→ **Supplied records**
# # # #
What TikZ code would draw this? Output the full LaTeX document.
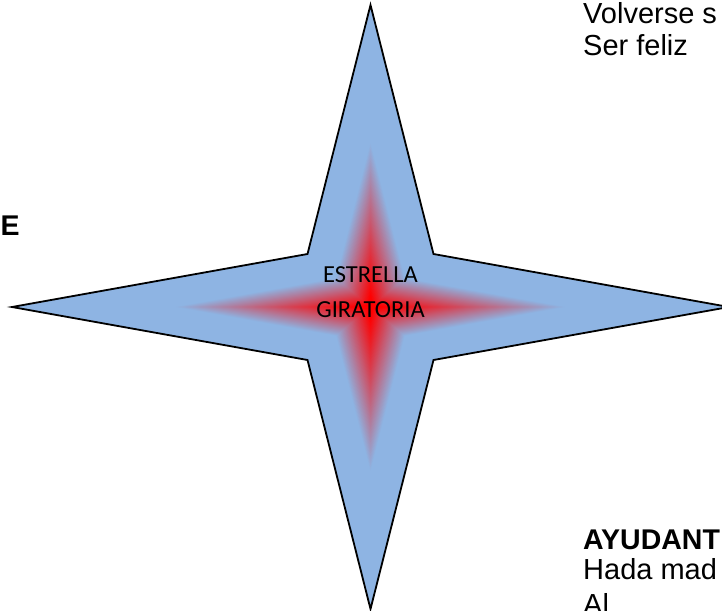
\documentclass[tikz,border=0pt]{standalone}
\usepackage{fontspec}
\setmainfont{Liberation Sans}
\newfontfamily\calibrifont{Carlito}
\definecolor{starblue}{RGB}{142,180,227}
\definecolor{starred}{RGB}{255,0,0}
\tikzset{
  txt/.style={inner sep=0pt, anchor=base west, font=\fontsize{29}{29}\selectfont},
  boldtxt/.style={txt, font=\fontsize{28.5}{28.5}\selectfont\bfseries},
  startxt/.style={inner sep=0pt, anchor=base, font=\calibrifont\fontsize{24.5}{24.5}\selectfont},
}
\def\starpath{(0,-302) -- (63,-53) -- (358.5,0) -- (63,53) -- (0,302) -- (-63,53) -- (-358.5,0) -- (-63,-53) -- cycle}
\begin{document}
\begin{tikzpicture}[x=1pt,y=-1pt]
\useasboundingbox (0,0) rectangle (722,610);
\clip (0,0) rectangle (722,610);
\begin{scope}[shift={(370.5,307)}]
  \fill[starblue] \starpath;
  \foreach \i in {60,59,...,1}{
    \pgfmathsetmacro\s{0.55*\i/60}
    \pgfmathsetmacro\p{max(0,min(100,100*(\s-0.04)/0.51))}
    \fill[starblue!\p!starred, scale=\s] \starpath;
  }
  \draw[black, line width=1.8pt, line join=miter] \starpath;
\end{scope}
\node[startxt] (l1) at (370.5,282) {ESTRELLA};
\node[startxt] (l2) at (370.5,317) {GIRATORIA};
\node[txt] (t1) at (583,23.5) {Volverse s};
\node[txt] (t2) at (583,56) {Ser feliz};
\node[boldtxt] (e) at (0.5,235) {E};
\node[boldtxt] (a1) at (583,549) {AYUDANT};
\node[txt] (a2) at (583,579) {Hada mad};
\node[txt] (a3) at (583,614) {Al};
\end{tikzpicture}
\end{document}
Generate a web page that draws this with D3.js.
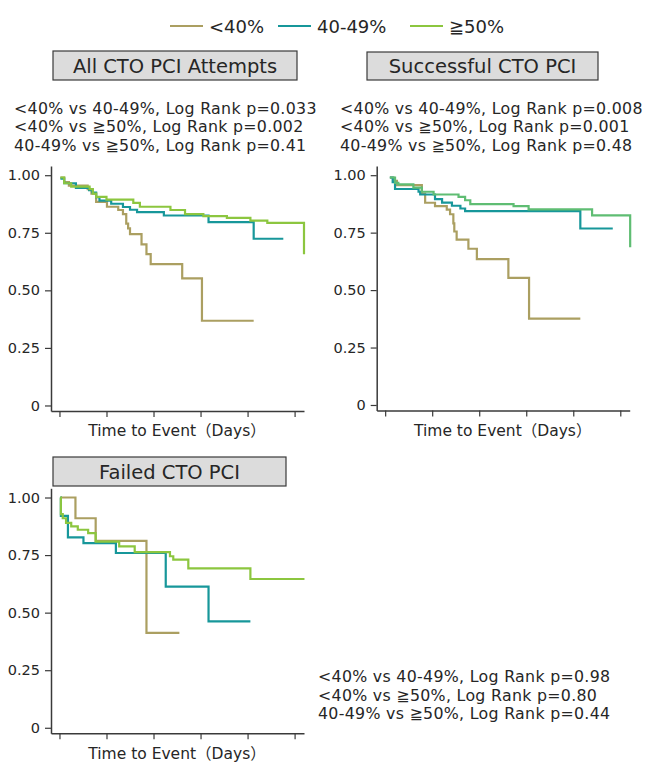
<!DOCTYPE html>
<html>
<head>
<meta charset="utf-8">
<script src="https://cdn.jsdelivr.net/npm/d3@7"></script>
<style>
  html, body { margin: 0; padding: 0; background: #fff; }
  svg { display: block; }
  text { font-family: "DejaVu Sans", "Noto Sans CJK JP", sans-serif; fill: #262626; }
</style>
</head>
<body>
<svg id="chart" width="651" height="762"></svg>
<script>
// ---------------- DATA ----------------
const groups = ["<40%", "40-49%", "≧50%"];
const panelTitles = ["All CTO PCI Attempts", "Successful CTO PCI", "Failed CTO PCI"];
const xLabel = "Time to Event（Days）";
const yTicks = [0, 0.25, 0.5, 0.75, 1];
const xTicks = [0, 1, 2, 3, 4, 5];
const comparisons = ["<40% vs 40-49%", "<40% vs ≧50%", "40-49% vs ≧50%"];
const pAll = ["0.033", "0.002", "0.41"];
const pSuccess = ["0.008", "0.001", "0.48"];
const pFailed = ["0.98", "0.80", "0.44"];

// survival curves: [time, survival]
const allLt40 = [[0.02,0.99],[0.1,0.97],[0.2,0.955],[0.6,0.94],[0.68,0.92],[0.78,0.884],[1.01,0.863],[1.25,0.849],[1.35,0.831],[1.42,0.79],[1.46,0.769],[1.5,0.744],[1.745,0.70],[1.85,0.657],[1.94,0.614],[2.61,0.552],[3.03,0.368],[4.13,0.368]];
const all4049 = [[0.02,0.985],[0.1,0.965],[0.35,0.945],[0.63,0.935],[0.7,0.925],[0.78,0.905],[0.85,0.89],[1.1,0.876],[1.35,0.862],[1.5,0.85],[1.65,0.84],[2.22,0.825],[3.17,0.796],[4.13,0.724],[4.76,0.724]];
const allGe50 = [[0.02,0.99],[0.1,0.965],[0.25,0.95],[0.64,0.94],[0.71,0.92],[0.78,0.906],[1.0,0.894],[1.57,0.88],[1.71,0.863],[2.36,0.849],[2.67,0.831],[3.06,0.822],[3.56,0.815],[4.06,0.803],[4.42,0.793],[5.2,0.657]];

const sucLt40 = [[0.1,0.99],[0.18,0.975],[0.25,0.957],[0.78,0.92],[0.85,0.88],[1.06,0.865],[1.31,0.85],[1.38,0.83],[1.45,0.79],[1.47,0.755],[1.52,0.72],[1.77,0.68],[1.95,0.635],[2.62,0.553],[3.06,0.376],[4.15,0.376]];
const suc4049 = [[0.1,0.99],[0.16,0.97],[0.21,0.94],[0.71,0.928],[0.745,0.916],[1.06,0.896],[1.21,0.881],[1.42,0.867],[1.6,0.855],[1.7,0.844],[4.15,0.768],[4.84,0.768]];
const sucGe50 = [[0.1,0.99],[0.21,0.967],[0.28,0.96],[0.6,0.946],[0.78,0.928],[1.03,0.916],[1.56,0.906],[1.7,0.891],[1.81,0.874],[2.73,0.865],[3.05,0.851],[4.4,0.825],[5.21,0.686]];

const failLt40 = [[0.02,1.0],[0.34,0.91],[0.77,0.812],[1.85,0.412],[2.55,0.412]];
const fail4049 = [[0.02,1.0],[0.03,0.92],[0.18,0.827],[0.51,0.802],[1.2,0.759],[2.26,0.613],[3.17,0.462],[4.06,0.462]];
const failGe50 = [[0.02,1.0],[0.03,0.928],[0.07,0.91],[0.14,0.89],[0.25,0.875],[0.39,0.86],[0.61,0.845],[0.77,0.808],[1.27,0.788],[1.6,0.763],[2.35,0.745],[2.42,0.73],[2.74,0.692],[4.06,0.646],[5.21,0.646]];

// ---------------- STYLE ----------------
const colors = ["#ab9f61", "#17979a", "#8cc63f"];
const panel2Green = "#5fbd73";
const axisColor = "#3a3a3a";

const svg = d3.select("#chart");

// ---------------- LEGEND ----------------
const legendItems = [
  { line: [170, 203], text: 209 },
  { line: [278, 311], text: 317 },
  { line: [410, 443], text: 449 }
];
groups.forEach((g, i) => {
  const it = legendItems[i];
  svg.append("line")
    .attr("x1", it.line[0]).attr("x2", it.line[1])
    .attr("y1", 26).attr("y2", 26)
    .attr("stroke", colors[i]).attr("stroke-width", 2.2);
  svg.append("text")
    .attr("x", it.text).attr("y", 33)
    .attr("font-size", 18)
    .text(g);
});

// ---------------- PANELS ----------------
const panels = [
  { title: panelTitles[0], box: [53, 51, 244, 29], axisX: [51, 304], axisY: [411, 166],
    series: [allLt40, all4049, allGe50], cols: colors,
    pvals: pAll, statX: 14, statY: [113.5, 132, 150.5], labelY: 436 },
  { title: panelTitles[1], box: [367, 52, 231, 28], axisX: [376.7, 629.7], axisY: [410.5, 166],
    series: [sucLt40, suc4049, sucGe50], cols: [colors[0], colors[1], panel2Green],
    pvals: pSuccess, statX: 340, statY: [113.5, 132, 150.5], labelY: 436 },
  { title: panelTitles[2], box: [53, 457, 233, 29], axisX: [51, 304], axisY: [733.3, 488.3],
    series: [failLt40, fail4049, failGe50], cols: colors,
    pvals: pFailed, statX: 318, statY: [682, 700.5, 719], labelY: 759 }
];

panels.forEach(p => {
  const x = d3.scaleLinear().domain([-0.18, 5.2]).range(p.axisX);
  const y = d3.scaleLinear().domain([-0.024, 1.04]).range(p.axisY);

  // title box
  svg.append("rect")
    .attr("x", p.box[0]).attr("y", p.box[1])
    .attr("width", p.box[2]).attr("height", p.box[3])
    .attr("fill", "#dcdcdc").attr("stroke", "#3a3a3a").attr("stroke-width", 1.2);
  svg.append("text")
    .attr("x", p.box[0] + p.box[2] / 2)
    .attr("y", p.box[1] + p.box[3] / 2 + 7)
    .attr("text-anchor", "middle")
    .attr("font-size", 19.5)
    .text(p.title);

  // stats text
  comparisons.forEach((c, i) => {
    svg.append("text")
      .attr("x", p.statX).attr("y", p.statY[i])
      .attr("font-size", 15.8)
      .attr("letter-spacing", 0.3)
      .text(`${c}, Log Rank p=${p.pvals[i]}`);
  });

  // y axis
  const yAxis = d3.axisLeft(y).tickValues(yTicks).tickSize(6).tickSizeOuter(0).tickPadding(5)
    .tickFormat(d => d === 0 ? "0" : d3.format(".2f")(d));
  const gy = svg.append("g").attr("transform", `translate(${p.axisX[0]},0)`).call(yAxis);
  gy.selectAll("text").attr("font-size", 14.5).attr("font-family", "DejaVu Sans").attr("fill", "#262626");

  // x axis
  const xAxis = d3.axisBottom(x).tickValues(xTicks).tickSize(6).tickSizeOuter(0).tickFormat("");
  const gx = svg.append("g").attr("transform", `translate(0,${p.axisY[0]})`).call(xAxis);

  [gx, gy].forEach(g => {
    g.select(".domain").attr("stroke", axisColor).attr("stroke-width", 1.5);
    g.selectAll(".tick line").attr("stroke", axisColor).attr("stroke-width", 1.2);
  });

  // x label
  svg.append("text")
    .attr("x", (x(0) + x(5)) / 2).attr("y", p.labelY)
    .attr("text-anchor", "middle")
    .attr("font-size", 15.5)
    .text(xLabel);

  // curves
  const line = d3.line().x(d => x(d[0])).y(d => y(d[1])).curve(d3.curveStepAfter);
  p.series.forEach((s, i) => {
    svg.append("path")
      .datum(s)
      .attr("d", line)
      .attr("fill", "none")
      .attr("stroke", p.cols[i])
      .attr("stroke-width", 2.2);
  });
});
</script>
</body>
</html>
# # # #
→ **What you are asked to do**
Go through the data and gather every line that holds "this".

→ **Task response**
What TikZ code would draw this? Output the full LaTeX document.
Generate a web page that draws this with D3.js.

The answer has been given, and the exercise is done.